Prima facie, such a determination cannot result in double social security subjection, but only in an eventual conviction of the persons suspected of having used posted workers ostensibly covered by certificates obtained fraudulently.
In regard to the failure of the Member State that issued the PDA1 to carry out a review and if relevant withdraw the said certificate, Articles 258 and 259 TFEU provide the appropriate remedies.
In any circumstances, the ECJ rejected the argument invoked by Belgium, justifying a temporary subjection to the legislation of the host Member State, on grounds of Article 6(1)(a) of Regulation No 987/2009.
Another important highlight is the reference to decisions by which the competent institution of the Member State in which the activity is carried out, decides to make the workers concerned subject to compulsory insurance under its legislation. A document materialises such a decision, cannot be considered as showing the position of the person concerned, within the meaning of Article 5(1) of Regulation No 987/2009.
It should be understood that in any circumstances, the competent institution of the Member State in which the activity is carried out, may not proceed to an automatic subjection to its own legislation.
2 The “non-replacement condition”
Contrary to the Opinion delivered by Advocate General Saugmandsgaard Øe, the ECJ observes that reading in conjunction the wording of Article 12(1) Regulation No 883/2004, in the version in force at the beginning of the period concerned, the recital 17 of Regulation No 883/2004 and recitals 5 and 8 of the said regulation, to grant the equality of treatment of all persons occupied in the territory of a Member State, the legislation applicable as a general rule is that of the Member State in which the person concerned pursues his activity.
The exemption provided for by Article 12(1), cannot be justified in case of recurrent use of posted workers to fill the same post, even though the employers (sending companies) are different.
Although the ruling addresses the wording of Article 12(1) Regulation 883/2004 in the version in force at the beginning of the period concerned by the case at issue “ sent to replace another person”, it is obviously applicable to the amended Article 12(1), “sent to replace other posted person”.
“Having regard to all of the foregoing considerations, the answer to the third question is that Article 12(1) of Regulation No 883/2004 must be interpreted as meaning that, if a worker who is posted by his employer to carry out work in another Member State is replaced by another worker posted by another employer, the latter employee must be regarded as being ‘sent to replace another person’, within the meaning of that provision, so that he cannot benefit from the special rules laid down in that provision in order to remain subject to the legislation of the Member State in which his employer normally carries out its activities”
Recipients of services running projects by making “permanent” use of posted staff (for the same work), will be seriously affected.
The judgment will raise a large academic debate.
It is interesting to understand how the restrictive “non-replacement condition” will be practically implemented.
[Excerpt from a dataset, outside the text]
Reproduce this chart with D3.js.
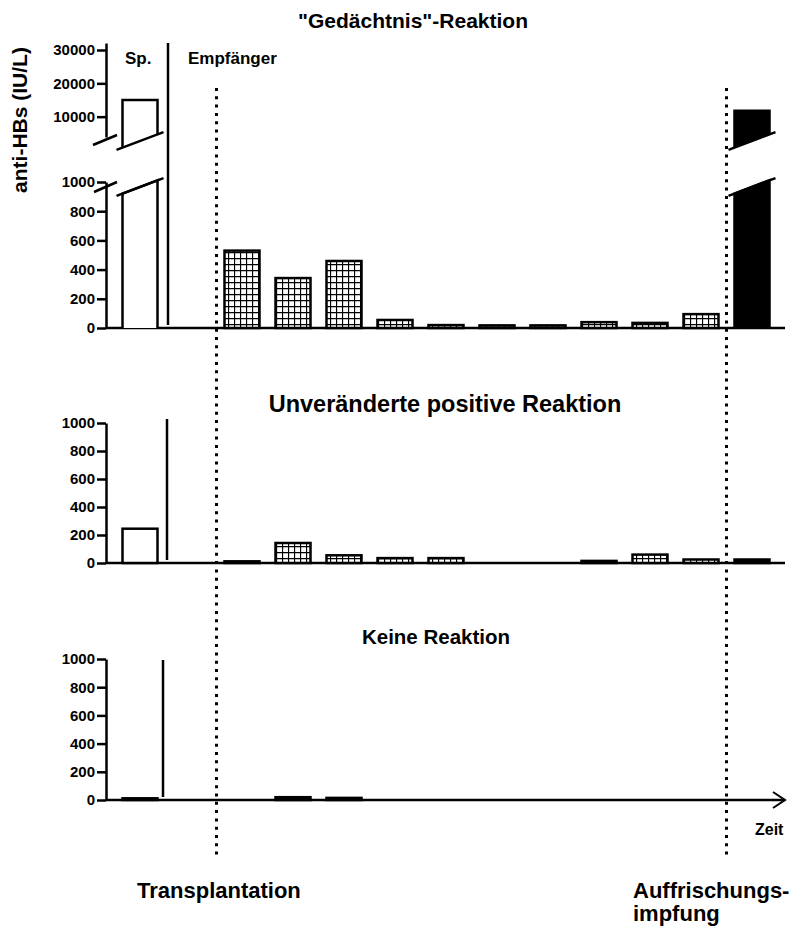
<!DOCTYPE html>
<html>
<head>
<meta charset="UTF-8">
<title>anti-HBs Reaktion</title>
<script src="https://d3js.org/d3.v7.min.js"></script>
<style>
  body { margin: 0; background: #fff; }
  svg { display: block; font-family: "Liberation Sans", Arial, sans-serif; font-weight: bold; }
</style>
</head>
<body>
<svg id="chart" width="790" height="933"></svg>
<script>
// slot 0 = Spender, slots 2..11 = Empfänger, slot 12 = nach Auffrischungsimpfung
var slots = [0, 2, 3, 4, 5, 6, 7, 8, 9, 10, 11, 12];
var memoryVals    = [15000, 530, 342, 459, 55, 20, 18, 18, 40, 35, 95, 11800];
var unchangedVals = [245, 12, 143, 55, 35, 35, null, null, 15, 60, 25, 25];
var noneVals      = [12, null, 20, 15, null, null, null, null, null, null, null, null];
var lowTicks  = [0, 200, 400, 600, 800, 1000];
var highTicks = [10000, 20000, 30000];
var titles = ['"Gedächtnis"-Reaktion', "Unveränderte positive Reaktion", "Keine Reaktion"];

var svg = d3.select("#chart");
var axisX = 106, axisEnd = 785, barW = 35;
var x = d3.scaleLinear().domain([0, 12]).range([140, 752]);

// hatch
var defs = svg.append("defs");
var pat = defs.append("pattern").attr("id", "grid")
  .attr("patternUnits", "userSpaceOnUse").attr("width", 6).attr("height", 6);
pat.append("rect").attr("width", 6).attr("height", 6).attr("fill", "#fff");
pat.append("path").attr("d", "M0,0.5H6M0.5,0V6").attr("stroke", "#000").attr("stroke-width", 1.3);

function fillFor(slot) {
  if (slot === 0) return "#fff";
  if (slot === 12) return "#000";
  return "url(#grid)";
}

var panels = [
  { vals: memoryVals,    base: 328, top: 182, tx: 413, ty: 28,  fs: 21,   sepX: 168, sepTop: 43 },
  { vals: unchangedVals, base: 563, top: 423, tx: 445, ty: 412, fs: 23.5, sepX: 167, sepTop: 419 },
  { vals: noneVals,      base: 800, top: 659, tx: 436, ty: 644, fs: 20.5, sepX: 163, sepTop: 660 }
];

var breakLow = 187, breakHigh = 141, slope = 0.38;
var yHighBase = d3.scaleLinear().domain([0, 30000]).range([150, 50]);
var yHigh = d3.scaleLinear().domain([3900, 32100]).range([yHighBase(3900), yHighBase(32100)]);

panels.forEach(function (p, pi) {
  var y = d3.scaleLinear().domain([0, 1000]).range([p.base, p.top]);
  var g = svg.append("g");

  // title
  svg.append("text").attr("x", p.tx).attr("y", p.ty)
    .attr("text-anchor", "middle").attr("font-size", p.fs).text(titles[pi]);

  // baseline
  g.append("line").attr("x1", axisX).attr("x2", axisEnd)
    .attr("y1", p.base).attr("y2", p.base).attr("stroke", "#000").attr("stroke-width", 2.5);

  // bars
  slots.forEach(function (s, i) {
    var v = p.vals[i];
    if (v == null) return;
    var x0 = x(s) - barW / 2, x1 = x(s) + barW / 2;
    if (v <= 1000) {
      g.append("rect").attr("x", x0).attr("y", y(v)).attr("width", barW)
        .attr("height", p.base - y(v)).attr("fill", fillFor(s))
        .attr("stroke", "#000").attr("stroke-width", 2.5);
    } else {
      var d = barW / 2 * slope;
      var lowPts = [[x0, p.base], [x0, breakLow + d], [x1, breakLow - d], [x1, p.base]];
      var highPts = [[x0, breakHigh + d], [x0, yHighBase(v)], [x1, yHighBase(v)], [x1, breakHigh - d]];
      [lowPts, highPts].forEach(function (pts) {
        g.append("path").attr("d", d3.line()(pts)).attr("fill", fillFor(s))
          .attr("stroke", "#000").attr("stroke-width", 2.5);
      });
      [breakLow, breakHigh].forEach(function (c) {
        g.append("line")
          .attr("x1", x0 - 6).attr("y1", c + (barW / 2 + 6) * slope)
          .attr("x2", x1 + 6).attr("y2", c - (barW / 2 + 6) * slope)
          .attr("stroke", "#000").attr("stroke-width", 2.5);
      });
    }
  });

  // y axis
  var ax = g.append("g").attr("transform", "translate(" + axisX + ",0)")
    .call(d3.axisLeft(y).tickValues(lowTicks).tickSize(9).tickSizeOuter(0).tickFormat(d3.format("d")));
  var axes = [ax];
  if (pi === 0) {
    var axH = g.append("g").attr("transform", "translate(" + axisX + ",0)")
      .call(d3.axisLeft(yHigh).tickValues(highTicks).tickSize(9).tickSizeOuter(0).tickFormat(d3.format("d")));
    axes.push(axH);
    [[93, 145, 117, 135], [94, 192, 117, 182]].forEach(function (l) {
      g.append("line").attr("x1", l[0]).attr("y1", l[1]).attr("x2", l[2]).attr("y2", l[3])
        .attr("stroke", "#000").attr("stroke-width", 2.5);
    });
  }
  axes.forEach(function (a) {
    a.select(".domain").attr("stroke-width", 2.5);
    a.selectAll(".tick line").attr("stroke-width", 2.5);
    a.selectAll(".tick text").attr("font-size", 15).attr("font-weight", "bold")
      .attr("font-family", "Liberation Sans, Arial, sans-serif").attr("x", -11);
  });

  // donor / recipient separator
  g.append("line").attr("x1", p.sepX).attr("x2", p.sepX)
    .attr("y1", p.sepTop).attr("y2", p.base - 3).attr("stroke", "#000").attr("stroke-width", 2.5);
});

// arrow on time axis
svg.append("path").attr("d", "M773,792L785,800L773,808").attr("fill", "none")
  .attr("stroke", "#000").attr("stroke-width", 2);

// dotted event lines
[x(1.5), x(11.5)].forEach(function (xx) {
  svg.append("line").attr("x1", xx).attr("x2", xx).attr("y1", 88).attr("y2", 857)
    .attr("stroke", "#000").attr("stroke-width", 3).attr("stroke-dasharray", "3,5.3");
});

// labels
svg.append("text").attr("x", 125).attr("y", 64).attr("font-size", 17).text("Sp.");
svg.append("text").attr("x", 188).attr("y", 64).attr("font-size", 17).text("Empfänger");
svg.append("text").attr("x", 755).attr("y", 835).attr("font-size", 16).text("Zeit");
svg.append("text").attr("x", 137).attr("y", 898).attr("font-size", 22).text("Transplantation");
svg.append("text").attr("x", 633).attr("y", 898).attr("font-size", 22).text("Auffrischungs-");
svg.append("text").attr("x", 633).attr("y", 921).attr("font-size", 22).text("impfung");
svg.append("text").attr("transform", "translate(27,120) rotate(-90)")
  .attr("text-anchor", "middle").attr("font-size", 21).text("anti-HBs (IU/L)");
</script>
</body>
</html>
The Administrative Commission for the Coordination of Social Security Systems will probably bring more clarity. In any circumstances, contracts of provision of services must be amended to reflect the recipient liability in case of successive postings by different employers.
To further determine project feasibility and cost, the present ruling must be considered, in addition to the relevant legal instruments govern the posting of workers. Other expected rulings will bring more clarity in regard to certain particular situations.